Überprüfe Deine Einstellung zu Deinem Gegenüber. Stehst Du der Person wirklich neutral gegenüber? Wenn wir Menschen sympathisch finden, dann neigen wir dazu, jede ihrer Handlungen in ein gutes Licht zu rücken. Umgekehrt ist es genauso: jemandem, den wir nicht mögen, unterstellen wir eher, dass er nichts Gutes im Schilde führt. Diese Vorannahmen prägen das Gespräch im weiteren Verlauf.
Mit den vorgenannten Hinweisen ausgestattet gilt es nun, unser Gegenüber wahrzunehmen. Frei von eigenen Weltanschauungen und Werten, Glaubenssätzen und Vorannahmen. Das mag zunächst nicht einfach sein, gelingt aber mit der Zeit und viel Übung.
Apropos Übung. Um Deinen „Beobachtungsmuskel“ zu trainieren, empfehle ich in Cafés, Restaurants und öffentlichen Plätzen Menschen zu beobachten. Mach ein Spiel daraus, Menschen ganz genau ins Auge zu fassen (bitte nicht anstarren) ohne zu interpretieren. Nimm wahr, wie sich jemand bewegt, seine Gestik, was in seinem Gesicht alles zu beobachten ist. Auch die Interaktion mit anderen ist spannend.
Um in die Gedanken Deiner Mitmenschen einzutauchen, ist wie bereits geschrieben Empathie notwendig. Nimm wahr und spüre, was Dein Gegenüber fühlt. Dabei unterstützt Dich unter anderem das sogenannte Spiegeln. Damit ist gemeint, dass Du Dich Deinem Gegenüber angleichst: in Körperhaltung, Mimik, Sprache und Gestik. Dies darf allerdings nicht in ein Nachäffen ausarten, sondern soll als ein sanftes Angleichen verstanden werden. Dieses Spiegeln hat zwei Funktionen. Zum einen schafft es Vertrauen, denn wir mögen Menschen, die sind wie wir. Dies kannst Du zum Beispiel auch sehr gut über Kleidung und die Sprache erreichen. Passe Dich auch dem Dialekt an, wenn Dir dieser nicht zu fremd ist. Gerade im Saarland ist das gar nicht allzu schwer. 😉
Der zweite und eigentliche Grund ist, dass uns dieses Angleichen ermöglicht nachzufühlen, was unser Gegenüber fühlt. Dabei unterstützen uns die sogenannten Spiegelneuronen. Ganz vereinfacht gesprochen: unser Gehirn simuliert die Aktionen unserer Mitmenschen und ermöglicht so auch Mitgefühl. Wenn jemand ein Glas Wasser hebt und an den Mund führt, dann wird genau diese Handlung auch in unserem Gehirn simuliert, ohne dass diese Handlung tatsächlich ausgeführt wird. Sehen wir, wie sich jemand in den Finger schneidet, dann verziehen auch wir das Gesicht vor Schmerz, ohne diesen zu spüren.
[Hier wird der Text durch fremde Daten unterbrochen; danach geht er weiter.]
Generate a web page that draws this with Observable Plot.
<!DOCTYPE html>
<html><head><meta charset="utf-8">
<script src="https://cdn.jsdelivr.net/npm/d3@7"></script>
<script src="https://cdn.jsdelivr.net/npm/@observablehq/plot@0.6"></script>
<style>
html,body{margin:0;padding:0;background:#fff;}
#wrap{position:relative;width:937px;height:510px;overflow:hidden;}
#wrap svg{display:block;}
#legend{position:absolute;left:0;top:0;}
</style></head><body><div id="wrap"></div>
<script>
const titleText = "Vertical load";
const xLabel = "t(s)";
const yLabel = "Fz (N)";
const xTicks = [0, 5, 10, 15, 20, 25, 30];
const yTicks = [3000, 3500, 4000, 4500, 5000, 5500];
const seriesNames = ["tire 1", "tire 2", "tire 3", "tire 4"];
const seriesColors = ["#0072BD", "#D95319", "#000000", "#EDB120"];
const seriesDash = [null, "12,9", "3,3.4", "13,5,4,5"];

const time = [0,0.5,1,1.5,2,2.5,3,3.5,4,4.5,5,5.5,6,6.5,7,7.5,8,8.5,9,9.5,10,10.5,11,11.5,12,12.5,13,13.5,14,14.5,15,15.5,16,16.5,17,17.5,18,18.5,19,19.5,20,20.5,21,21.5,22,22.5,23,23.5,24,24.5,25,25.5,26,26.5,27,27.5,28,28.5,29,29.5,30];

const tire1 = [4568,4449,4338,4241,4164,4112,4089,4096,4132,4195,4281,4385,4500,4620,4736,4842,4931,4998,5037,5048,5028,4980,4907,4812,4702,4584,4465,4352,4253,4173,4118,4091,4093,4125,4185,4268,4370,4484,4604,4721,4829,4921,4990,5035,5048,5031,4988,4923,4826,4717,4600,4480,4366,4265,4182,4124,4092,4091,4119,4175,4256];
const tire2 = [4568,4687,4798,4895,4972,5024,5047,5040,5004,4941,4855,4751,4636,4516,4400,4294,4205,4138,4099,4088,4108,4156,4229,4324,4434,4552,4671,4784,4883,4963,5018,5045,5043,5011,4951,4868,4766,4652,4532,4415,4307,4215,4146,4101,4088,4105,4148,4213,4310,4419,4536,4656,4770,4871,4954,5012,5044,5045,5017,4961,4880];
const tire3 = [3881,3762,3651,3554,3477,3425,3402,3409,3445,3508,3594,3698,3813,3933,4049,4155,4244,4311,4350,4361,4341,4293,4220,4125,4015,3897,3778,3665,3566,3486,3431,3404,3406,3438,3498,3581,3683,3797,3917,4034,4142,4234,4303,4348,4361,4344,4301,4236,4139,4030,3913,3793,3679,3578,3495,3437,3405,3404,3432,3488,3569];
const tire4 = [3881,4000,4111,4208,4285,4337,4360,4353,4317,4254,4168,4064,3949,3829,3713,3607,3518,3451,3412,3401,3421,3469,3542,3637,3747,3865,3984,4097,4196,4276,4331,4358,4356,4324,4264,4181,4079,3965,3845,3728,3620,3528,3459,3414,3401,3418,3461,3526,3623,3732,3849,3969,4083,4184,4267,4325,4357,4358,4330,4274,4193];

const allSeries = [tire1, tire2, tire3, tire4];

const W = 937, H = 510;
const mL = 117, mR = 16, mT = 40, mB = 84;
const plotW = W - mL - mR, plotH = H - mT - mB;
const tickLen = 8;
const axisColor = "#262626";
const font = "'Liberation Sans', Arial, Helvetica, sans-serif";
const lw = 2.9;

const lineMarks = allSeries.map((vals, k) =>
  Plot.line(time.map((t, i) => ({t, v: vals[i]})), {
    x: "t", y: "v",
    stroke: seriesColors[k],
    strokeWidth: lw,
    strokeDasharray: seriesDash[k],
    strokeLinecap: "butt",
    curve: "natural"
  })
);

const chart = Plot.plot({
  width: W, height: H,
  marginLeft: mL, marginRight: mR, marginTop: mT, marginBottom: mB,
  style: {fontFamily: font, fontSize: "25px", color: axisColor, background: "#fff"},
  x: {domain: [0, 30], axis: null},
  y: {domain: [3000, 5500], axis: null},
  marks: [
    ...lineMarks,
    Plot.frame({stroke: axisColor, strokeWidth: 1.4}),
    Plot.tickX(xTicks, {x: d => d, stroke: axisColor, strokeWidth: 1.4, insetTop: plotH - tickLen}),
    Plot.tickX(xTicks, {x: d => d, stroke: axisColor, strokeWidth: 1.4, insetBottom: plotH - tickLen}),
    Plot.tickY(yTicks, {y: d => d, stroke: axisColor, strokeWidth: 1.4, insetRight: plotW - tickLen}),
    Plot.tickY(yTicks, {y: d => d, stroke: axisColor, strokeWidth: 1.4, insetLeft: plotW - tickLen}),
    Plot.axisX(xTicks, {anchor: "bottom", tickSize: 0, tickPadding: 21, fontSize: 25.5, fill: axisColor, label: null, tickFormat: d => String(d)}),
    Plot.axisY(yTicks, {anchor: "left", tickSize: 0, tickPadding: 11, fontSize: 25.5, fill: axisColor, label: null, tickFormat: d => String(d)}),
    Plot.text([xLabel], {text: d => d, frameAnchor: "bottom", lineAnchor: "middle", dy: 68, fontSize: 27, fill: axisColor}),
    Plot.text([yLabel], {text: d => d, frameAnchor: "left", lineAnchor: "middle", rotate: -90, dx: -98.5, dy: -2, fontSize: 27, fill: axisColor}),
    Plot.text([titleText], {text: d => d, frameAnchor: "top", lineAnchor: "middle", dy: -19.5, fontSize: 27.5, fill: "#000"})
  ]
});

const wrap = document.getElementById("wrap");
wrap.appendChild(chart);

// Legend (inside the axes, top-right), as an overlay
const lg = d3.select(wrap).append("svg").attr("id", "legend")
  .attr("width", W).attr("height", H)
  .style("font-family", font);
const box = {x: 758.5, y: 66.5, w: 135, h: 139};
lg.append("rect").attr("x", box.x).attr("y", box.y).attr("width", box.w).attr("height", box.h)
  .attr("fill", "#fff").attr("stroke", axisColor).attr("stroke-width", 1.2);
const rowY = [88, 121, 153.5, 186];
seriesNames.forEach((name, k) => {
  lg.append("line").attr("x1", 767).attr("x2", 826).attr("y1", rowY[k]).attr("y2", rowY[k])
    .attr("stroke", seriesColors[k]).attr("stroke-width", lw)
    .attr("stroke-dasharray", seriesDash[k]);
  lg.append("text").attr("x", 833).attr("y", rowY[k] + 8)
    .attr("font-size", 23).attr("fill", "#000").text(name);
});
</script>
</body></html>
An dieser Stelle ist es unbedingt notwendig, darauf zu achten, um welche Emotionen es gerade geht: sind es meine oder die des Gegenübers?
Emotionen geben uns klare Hinweise auf das Innenleben unserer Mitmenschen. Erkennen wir zum Beispiel Angst im Gesicht in Form von Mikroexpressionen, dann hat dieser Jemand ein Bedürfnis: nämlich das nach Sicherheit. Übergehe ich solche Signale, dann fehlt mir der Zugang zum anderen.
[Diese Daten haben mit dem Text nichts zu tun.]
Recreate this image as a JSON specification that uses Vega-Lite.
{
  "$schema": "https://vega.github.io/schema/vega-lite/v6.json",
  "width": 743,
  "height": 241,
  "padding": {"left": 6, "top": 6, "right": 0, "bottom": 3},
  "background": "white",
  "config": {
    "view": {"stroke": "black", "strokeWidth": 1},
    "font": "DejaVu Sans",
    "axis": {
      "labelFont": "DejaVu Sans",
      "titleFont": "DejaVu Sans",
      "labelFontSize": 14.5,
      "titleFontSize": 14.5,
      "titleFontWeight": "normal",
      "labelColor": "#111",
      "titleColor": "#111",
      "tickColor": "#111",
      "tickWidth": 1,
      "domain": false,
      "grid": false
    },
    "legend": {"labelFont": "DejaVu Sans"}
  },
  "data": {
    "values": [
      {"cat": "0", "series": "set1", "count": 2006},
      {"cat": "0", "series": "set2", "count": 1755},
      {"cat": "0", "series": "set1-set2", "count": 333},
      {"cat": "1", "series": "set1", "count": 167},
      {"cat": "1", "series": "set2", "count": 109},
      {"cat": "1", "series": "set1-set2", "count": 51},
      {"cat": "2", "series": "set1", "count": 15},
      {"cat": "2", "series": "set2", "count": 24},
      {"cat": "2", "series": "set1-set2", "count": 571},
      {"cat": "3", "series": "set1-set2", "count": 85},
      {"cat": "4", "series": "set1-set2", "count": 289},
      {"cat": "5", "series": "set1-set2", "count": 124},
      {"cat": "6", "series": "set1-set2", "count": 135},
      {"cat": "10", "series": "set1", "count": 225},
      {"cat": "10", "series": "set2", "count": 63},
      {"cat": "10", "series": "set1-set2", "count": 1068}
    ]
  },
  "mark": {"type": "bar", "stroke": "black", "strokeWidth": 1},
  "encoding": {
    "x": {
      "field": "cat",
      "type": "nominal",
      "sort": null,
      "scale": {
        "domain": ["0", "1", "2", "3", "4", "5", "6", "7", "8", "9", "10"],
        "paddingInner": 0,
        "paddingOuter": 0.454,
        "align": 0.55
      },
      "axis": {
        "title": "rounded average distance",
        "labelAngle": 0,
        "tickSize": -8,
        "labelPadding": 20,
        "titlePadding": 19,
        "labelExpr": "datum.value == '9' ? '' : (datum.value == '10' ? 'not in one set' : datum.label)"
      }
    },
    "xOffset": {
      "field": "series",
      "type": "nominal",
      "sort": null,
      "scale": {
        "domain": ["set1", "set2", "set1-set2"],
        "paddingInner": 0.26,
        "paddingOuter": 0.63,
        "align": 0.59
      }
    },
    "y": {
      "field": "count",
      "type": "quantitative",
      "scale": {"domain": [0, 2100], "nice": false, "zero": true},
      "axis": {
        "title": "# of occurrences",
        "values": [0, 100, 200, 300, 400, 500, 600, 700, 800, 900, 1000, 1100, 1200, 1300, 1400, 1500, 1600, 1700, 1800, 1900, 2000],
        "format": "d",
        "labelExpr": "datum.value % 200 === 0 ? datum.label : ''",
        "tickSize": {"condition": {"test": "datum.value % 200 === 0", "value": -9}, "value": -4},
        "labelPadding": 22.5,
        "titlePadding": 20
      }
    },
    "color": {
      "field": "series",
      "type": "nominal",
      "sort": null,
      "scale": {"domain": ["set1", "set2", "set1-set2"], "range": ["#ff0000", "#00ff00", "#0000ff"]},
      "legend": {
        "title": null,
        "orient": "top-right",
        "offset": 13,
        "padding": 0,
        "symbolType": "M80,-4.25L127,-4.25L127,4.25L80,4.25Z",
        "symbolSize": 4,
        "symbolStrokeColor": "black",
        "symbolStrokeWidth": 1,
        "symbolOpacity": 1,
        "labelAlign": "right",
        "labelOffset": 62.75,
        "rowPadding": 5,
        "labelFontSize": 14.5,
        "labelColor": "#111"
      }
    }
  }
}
Trainiere Dir den peripheren Blick an, damit Du in der Lage bist eine Situation und Personen in Deinem Umfeld vollständig wahrzunehmen. Also Dich nicht nur auf das Gesicht zu konzentrieren, sondern auch gleichzeitig Gestik und Körperhaltung im Blick zu haben.
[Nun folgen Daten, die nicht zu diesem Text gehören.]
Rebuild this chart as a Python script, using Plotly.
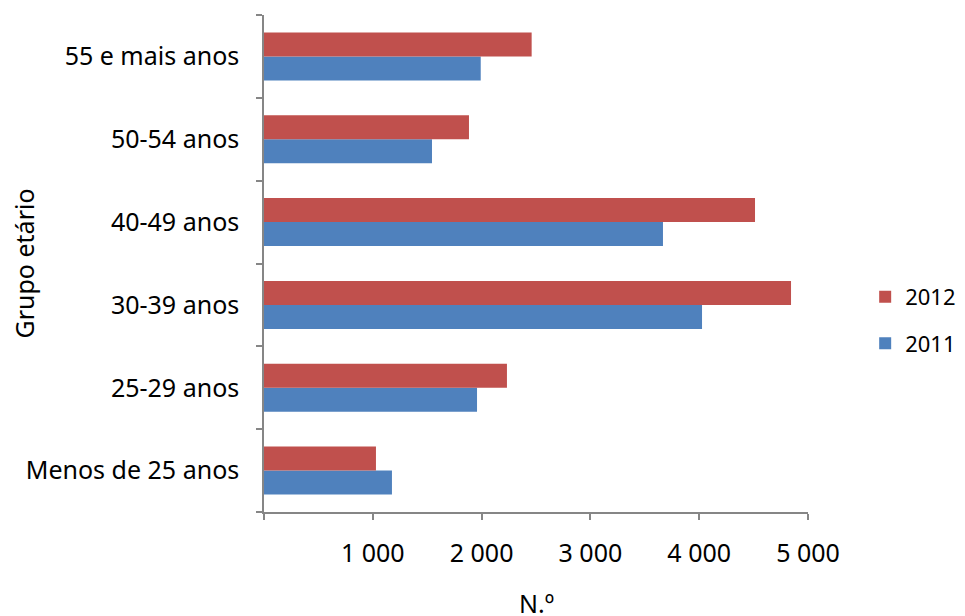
import plotly.graph_objects as go

categories = ["Menos de 25 anos", "25-29 anos", "30-39 anos", "40-49 anos", "50-54 anos", "55 e mais anos"]
values_2011 = [1176, 1958, 4026, 3667, 1544, 1992]
values_2012 = [1029, 2233, 4844, 4513, 1884, 2460]
x_tickvals = [0, 1000, 2000, 3000, 4000, 5000]
x_ticktext = ["", "1 000", "2 000", "3 000", "4 000", "5 000"]

FONT = "Noto Sans"
FS = 25
AXIS_GRAY = "#868686"

# page body has an 8px margin, so the figure is sized/positioned to compensate
W, H = 957, 608
L, R, T, B = 256, 157, 7, 104
PW = W - L - R
PH = H - T - B

fig = go.Figure()
fig.add_trace(go.Bar(y=categories, x=values_2011, name="2011", orientation="h",
                     marker=dict(color="#4F81BD", line=dict(width=0)),
                     legendgroup="a", legendrank=2))
fig.add_trace(go.Bar(y=categories, x=values_2012, name="2012", orientation="h",
                     marker=dict(color="#C0504D", line=dict(width=0)),
                     legendgroup="b", legendrank=1))

fig.update_layout(
    width=W, height=H,
    margin=dict(l=L, r=R, t=T, b=B, pad=0),
    paper_bgcolor="white", plot_bgcolor="white",
    barmode="group", bargap=0.42, bargroupgap=0,
    font=dict(family=FONT, size=FS, color="black"),
    showlegend=True,
    legend=dict(xref="container", x=0.996, y=0.475, xanchor="right", yanchor="top",
                traceorder="grouped", tracegroupgap=15,
                font=dict(family=FONT, size=22, color="black"),
                itemwidth=30, bgcolor="rgba(0,0,0,0)"),
    xaxis=dict(range=[0, 5000], tickvals=x_tickvals, ticktext=x_ticktext,
               showgrid=False, zeroline=False, showline=True, linecolor=AXIS_GRAY,
               linewidth=1.5, ticks="outside", ticklen=6, tickcolor=AXIS_GRAY, tickwidth=1.5,
               ticklabelstandoff=12, tickfont=dict(family=FONT, size=FS, color="black")),
    yaxis=dict(type="category", categoryorder="array", categoryarray=categories,
               showgrid=False, zeroline=False, showline=True, linecolor=AXIS_GRAY,
               linewidth=1.5, ticks="outside", ticklen=6, tickcolor=AXIS_GRAY, tickwidth=1.5,
               tickson="boundaries", ticklabelstandoff=18,
               tickfont=dict(family=FONT, size=FS, color="black")),
    annotations=[
        dict(text="Grupo etário", textangle=-90, xref="paper", yref="paper",
             x=(23 - 264) / PW, y=0.5, xanchor="center", yanchor="middle",
             showarrow=False, font=dict(family=FONT, size=FS, color="black")),
        dict(text="N.º", xref="paper", yref="paper",
             x=0.5, y=(512 - 603) / PH, xanchor="center", yanchor="middle",
             showarrow=False, font=dict(family=FONT, size=FS, color="black")),
    ],
)

fig.write_html("out.html")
Lass Dein Gegenüber reden und höre aufmerksam und aktiv zu. Welche Worte benutzt er oder sie? Was hörst Du zwischen den Zeilen? Und wenn Du glaubst, zwischen den Zeilen etwas zu hören, dann interpretiere nicht aus Deiner Welt heraus. Sondern frage wertschätzend und respektvoll nach. Allzu oft sind wir mit unseren Gedanken schon bei der Antwort, während der andere noch am Reden ist. Dieser kognitive Prozess unterbricht aber die Verbindung zu unserem Gegenüber. Wir sind nicht multitaskingfähig!
Zum Schluss noch ein wichtiger Hinweis: Hüte Dich vor Mythen aus der Welt der Körpersprache!
Verschränkte Arme bedeuten nicht zwangsläufig eine ablehnende Haltung. Das Kratzen an der Nase weist nicht auf eine Lüge hin und auch die Blickrichtung (außerhalb personeller Interaktion) gibt uns keinerlei Hinweise auf die Gedanken unsere Mitmenschen.
Wie schon Sherlock Holmes sagte: „Ich habe gelernt, das was ich sehe, wahrzunehmen.“ Die Frage ist jetzt nur: gelingt Dir der Perspektivwechsel?